Metro Manila, Philippines – The government has approved a ₱20-billion emergency fund to secure fuel and cushion the impact of rising oil prices as supply disruptions rock global energy markets.
In a statement, the Department of Budget and Management said the funds were released to the Department of Energy upon the directive of President Ferdinand Marcos Jr..
The money from the Malampaya Gas Fund will be spent to buy diesel, gasoline, and liquefied petroleum gas. The country imports almost all of its fuel requirements, making it vulnerable to global price shocks.
“This is about protecting the daily life of every Filipino—from the jeepney driver and delivery rider, to our farmers, frontliners, and ordinary families. Kapag may problema sa fuel, apektado ang buong ekonomiya. Hindi puwedeng maghintay,” Budget Secretary Rolando Toledo said.
[Translation: If there is a problem with fuel, the entire economy is affected.
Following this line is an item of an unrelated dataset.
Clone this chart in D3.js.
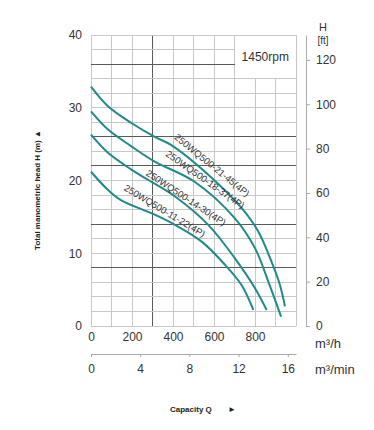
<!DOCTYPE html>
<html>
<head>
<meta charset="utf-8">
<script src="https://cdn.jsdelivr.net/npm/d3@7"></script>
<style>
  body { margin: 0; background: #fff; }
  svg { font-family: "Liberation Sans", Arial, sans-serif; }
</style>
</head>
<body>
<div id="chart"></div>
<script>
const width = 374, height = 430;

// pump curves, Q in m3/h, H in m
const seriesNames = ["250WQ500-21-45(4P)", "250WQ500-18-37(4P)", "250WQ500-14-30(4P)", "250WQ500-11-22(4P)"];
const q1 = [0, 83, 197, 311, 390, 572, 735, 816, 881, 922, 946];
const h1 = [32.9, 30.2, 27.9, 26.0, 24.9, 20.8, 16.2, 13.0, 8.8, 5.6, 2.7];
const q2 = [0, 83, 197, 311, 507, 702, 800, 865, 927];
const h2 = [29.5, 27.0, 24.7, 22.6, 19.8, 14.8, 10.7, 6.1, 1.3];
const q3 = [0, 83, 197, 278, 410, 572, 702, 800, 857];
const h3 = [26.3, 23.8, 21.5, 20.1, 17.8, 13.9, 9.3, 5.2, 2.2];
const q4 = [0, 83, 146, 311, 410, 540, 654, 735, 792];
const h4 = [21.2, 18.7, 17.3, 15.3, 13.9, 11.6, 8.4, 5.6, 2.2];

// label anchors (Q, H on the baseline centre) and angle
const labelQ = [582, 549, 456, 352];
const labelH = [21.8, 19.8, 17.3, 15.5];
const labelAngle = [39, 35, 33.5, 31];

const headTicks = [0, 10, 20, 30, 40];
const ftTicks = [0, 20, 40, 60, 80, 100, 120];
const flowTicks = [0, 200, 400, 600, 800];
const minTicks = [0, 4, 8, 12, 16];
const darkH = [36, 26, 22, 14, 8];
const darkQ = [300];

const svg = d3.select("#chart").append("svg")
    .attr("width", width)
    .attr("height", height)

const x = d3.scaleLinear().domain([0, 1000]).range([91, 296]);
const y = d3.scaleLinear().domain([0, 40]).range([326, 35]);
const yft = d3.scaleLinear().domain([0, 40 * 3.28084]).range([326, 35]);
const xmin = d3.scaleLinear().domain([0, 1000 / 60]).range([91, 296]);

// grid, with the corner left open for the speed note
const grid = svg.append("g");
d3.range(0, 1001, 100).forEach(function(q) {
    const top = (q > 700 && q < 1000) ? 34 : 40;
    grid.append("line")
        .attr("x1", x(q)).attr("x2", x(q))
        .attr("y1", y(0)).attr("y2", y(top))
        .attr("stroke", darkQ.includes(q) ? "#5a5a5a" : "#c8c8c8")
        .attr("stroke-width", 1)
        .attr("shape-rendering", "crispEdges");
});
d3.range(0, 41, 2).forEach(function(h) {
    const right = (h > 34 && h < 40) ? 700 : 1000;
    grid.append("line")
        .attr("x1", x(0)).attr("x2", x(right))
        .attr("y1", y(h)).attr("y2", y(h))
        .attr("stroke", darkH.includes(h) ? "#5a5a5a" : "#c8c8c8")
        .attr("stroke-width", 1)
        .attr("shape-rendering", "crispEdges");
});

svg.append("text")
    .attr("x", x(850)).attr("y", y(37))
    .attr("dy", "0.35em")
    .attr("text-anchor", "middle")
    .attr("font-size", 12)
    .attr("fill", "#333")
    .text("1450rpm");

// curves
const line = d3.line()
    .x(d => x(d[0]))
    .y(d => y(d[1]))
    .curve(d3.curveCatmullRom);

const curves = [d3.zip(q1, h1), d3.zip(q2, h2), d3.zip(q3, h3), d3.zip(q4, h4)];

svg.selectAll("path.curve")
    .data(curves)
    .enter().append("path")
    .attr("class", "curve")
    .attr("d", line)
    .attr("fill", "none")
    .attr("stroke", "#20898a")
    .attr("stroke-width", 2);

svg.selectAll("text.lbl")
    .data(seriesNames)
    .enter().append("text")
    .attr("class", "lbl")
    .attr("transform", (d, i) => `translate(${x(labelQ[i])},${y(labelH[i])}) rotate(${labelAngle[i]})`)
    .attr("dy", "0.05em")
    .attr("text-anchor", "middle")
    .attr("font-size", 9.5)
    .attr("fill", "#333")
    .text(d => d);

// left axis
const leftAxis = svg.append("g")
    .attr("transform", `translate(${x(0)},0)`)
    .call(d3.axisLeft(y).tickValues(headTicks).tickSize(0).tickPadding(9));
leftAxis.select(".domain").remove();
leftAxis.selectAll("text").attr("font-size", 12).attr("fill", "#333").attr("font-family", null);

// bottom axis m3/h
const botAxis = svg.append("g")
    .attr("transform", `translate(0,${y(0)})`)
    .call(d3.axisBottom(x).tickValues(flowTicks).tickSize(0).tickPadding(6));
botAxis.select(".domain").remove();
botAxis.selectAll("text").attr("font-size", 12).attr("fill", "#333").attr("font-family", null);

// bottom axis m3/min
const minAxis = svg.append("g")
    .attr("transform", `translate(0,354)`)
    .call(d3.axisBottom(xmin).tickValues(minTicks).tickSize(3).tickSizeOuter(0).tickPadding(7));
minAxis.select(".domain").attr("stroke", "#aaa");
minAxis.selectAll(".tick line").attr("stroke", "#aaa");
minAxis.selectAll("text").attr("font-size", 12).attr("fill", "#333").attr("font-family", null);

// right axis ft
const rightAxis = svg.append("g")
    .attr("transform", `translate(306,0)`)
    .call(d3.axisRight(yft).tickValues(ftTicks).tickSize(4).tickSizeOuter(0).tickPadding(6));
rightAxis.select(".domain").attr("stroke", "#aaa");
rightAxis.selectAll(".tick line").attr("stroke", "#aaa");
rightAxis.selectAll("text").attr("font-size", 12).attr("fill", "#333").attr("font-family", null);

svg.append("text").attr("x", 323).attr("y", 31)
    .attr("text-anchor", "middle").attr("font-size", 11).attr("fill", "#333").text("H");
svg.append("text").attr("x", 323).attr("y", 44)
    .attr("text-anchor", "middle").attr("font-size", 10).attr("fill", "#333").text("[ft]");

svg.append("text").attr("x", 315).attr("y", 348)
    .attr("font-size", 13).attr("fill", "#333").text("m³/h");
svg.append("text").attr("x", 315).attr("y", 374)
    .attr("font-size", 13).attr("fill", "#333").text("m³/min");

// titles
svg.append("text")
    .attr("transform", "translate(40,190) rotate(-90)")
    .attr("text-anchor", "middle")
    .attr("font-size", 8)
    .attr("font-weight", "bold")
    .attr("fill", "#222")
    .text("Total manometric head H (m) ▲");

svg.append("text")
    .attr("x", 170).attr("y", 412)
    .attr("font-size", 8)
    .attr("font-weight", "bold")
    .attr("fill", "#222")
    .text("Capacity Q");
svg.append("text")
    .attr("x", 228).attr("y", 412)
    .attr("font-size", 8)
    .attr("fill", "#222")
    .text("►");
</script>
</body>
</html>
We cannot afford to wait.]
He said the government is acting with urgency to make sure fuel remains available and essential services are not disrupted.
“We are moving with urgency to ensure that fuel remains available, prices are moderated, and essential services continue uninterrupted,” Toledo said.
The program will be implemented by the Philippine National Oil Company–Exploration Corporation, which has begun buying more fuel.
Officials said the intervention will support critical sectors such as transport, logistics, agriculture and emergency services, which are most vulnerable to fuel price swings.
Toledo said tapping the Malampaya fund allows the government to respond quickly without affecting other priority programs.